Natural Gas: No Heating This Summer

The natural gas market rallied throughout the week, but the increase was met with resistance, as the low temperatures across the US and Europe made the first signs of spring that came up. Nonetheless, there was an increased demand this winter, as it was unusually cold this year. Combined with the decreasing gas supply, the prices, therefore, increased rapidly. For example, the production at the Waha-hub, which is a pumping hub in the Permian Basin, located within the Mid-Continental oil field, became so expensive that the price rose to $206 per million British thermal units on 16th February. This was the highest since 1995.

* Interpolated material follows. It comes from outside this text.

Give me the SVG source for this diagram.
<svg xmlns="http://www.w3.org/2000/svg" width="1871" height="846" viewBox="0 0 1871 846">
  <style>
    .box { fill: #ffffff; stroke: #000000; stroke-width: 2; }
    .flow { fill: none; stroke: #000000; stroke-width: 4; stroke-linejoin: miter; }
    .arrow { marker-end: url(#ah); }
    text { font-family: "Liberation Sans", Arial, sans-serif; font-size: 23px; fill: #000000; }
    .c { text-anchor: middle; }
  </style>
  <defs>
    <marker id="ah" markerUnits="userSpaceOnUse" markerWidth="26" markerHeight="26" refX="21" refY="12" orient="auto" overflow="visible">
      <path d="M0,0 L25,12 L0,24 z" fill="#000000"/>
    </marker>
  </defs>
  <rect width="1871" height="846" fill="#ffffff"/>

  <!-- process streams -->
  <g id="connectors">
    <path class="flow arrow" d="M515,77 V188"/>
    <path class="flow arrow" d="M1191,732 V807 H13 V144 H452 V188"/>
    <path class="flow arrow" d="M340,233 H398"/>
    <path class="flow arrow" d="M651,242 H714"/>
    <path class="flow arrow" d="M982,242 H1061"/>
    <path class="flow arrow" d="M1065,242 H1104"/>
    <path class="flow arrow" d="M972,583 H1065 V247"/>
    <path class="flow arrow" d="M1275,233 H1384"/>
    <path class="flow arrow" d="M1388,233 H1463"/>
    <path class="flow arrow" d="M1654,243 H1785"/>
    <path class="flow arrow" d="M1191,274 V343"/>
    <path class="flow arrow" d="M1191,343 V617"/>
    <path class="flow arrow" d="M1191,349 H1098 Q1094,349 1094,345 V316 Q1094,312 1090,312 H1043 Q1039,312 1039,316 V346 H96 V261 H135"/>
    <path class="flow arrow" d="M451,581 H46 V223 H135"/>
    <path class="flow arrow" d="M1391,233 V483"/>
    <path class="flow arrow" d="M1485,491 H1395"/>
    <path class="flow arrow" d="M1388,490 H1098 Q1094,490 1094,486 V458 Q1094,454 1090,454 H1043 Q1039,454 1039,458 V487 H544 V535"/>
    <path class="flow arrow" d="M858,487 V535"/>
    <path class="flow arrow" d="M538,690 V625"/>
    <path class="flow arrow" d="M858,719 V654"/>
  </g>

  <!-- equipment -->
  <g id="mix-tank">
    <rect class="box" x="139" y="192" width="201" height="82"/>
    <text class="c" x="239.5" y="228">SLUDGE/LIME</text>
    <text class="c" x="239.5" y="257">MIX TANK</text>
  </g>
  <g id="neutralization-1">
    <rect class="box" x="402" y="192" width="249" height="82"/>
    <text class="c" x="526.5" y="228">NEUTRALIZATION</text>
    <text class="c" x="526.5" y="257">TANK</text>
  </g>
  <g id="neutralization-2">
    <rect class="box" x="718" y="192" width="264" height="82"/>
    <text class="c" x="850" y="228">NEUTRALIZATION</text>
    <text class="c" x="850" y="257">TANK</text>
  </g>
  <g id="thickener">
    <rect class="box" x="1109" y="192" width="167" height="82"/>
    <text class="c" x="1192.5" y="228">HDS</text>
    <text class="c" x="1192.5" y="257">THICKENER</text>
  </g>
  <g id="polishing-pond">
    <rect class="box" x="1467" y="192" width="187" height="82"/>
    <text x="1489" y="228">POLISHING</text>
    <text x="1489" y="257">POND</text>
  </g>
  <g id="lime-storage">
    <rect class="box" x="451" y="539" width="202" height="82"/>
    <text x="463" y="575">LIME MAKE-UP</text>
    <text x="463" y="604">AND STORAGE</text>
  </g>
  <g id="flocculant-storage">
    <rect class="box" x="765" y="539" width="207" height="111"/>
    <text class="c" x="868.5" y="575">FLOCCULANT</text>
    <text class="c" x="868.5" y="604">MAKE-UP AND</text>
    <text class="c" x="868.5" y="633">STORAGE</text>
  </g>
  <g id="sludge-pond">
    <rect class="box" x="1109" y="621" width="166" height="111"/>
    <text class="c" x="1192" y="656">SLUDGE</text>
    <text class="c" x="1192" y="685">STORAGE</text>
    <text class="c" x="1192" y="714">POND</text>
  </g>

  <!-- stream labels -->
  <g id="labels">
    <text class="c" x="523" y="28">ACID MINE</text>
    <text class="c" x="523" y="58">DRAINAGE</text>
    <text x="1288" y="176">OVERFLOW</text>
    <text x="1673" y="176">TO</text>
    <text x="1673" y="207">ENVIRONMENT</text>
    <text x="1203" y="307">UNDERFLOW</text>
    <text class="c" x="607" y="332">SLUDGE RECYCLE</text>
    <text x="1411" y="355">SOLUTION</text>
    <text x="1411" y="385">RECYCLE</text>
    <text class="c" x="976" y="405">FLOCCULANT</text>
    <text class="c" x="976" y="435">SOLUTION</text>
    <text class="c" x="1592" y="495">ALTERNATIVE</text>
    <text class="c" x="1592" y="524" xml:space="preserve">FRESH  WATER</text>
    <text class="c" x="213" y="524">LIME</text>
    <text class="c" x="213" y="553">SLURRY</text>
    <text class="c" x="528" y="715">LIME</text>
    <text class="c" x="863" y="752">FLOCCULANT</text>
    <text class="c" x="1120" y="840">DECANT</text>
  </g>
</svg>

In the end, the prices dropped, and this week the market started with a minus. The most critical support line remains at $2.734. Below that level, we expect the prices to decline to $2.30 and even $2.00. From a technical perspective, as long as we don't breach that support line at $2.734, we need to expect higher prices. From a fundamental standpoint, we should bear in mind that spring is approaching, which means that the demand for heating, hence, natural gas should decline.

Natural Gas 1Day chart

(Click on image to enlarge)

To summarize, the price for natural gas is ready to tackle $3.40 if we argue from a purely technical perspective. However, the market has not fully convinced us, and fundamentally, the market will not be able to get rid of the oversupply in contrast to the longer-term sinking demand. Accordingly, the alternative scenario that aims at $2.00, with its 38% probability, remains a considerable possibility.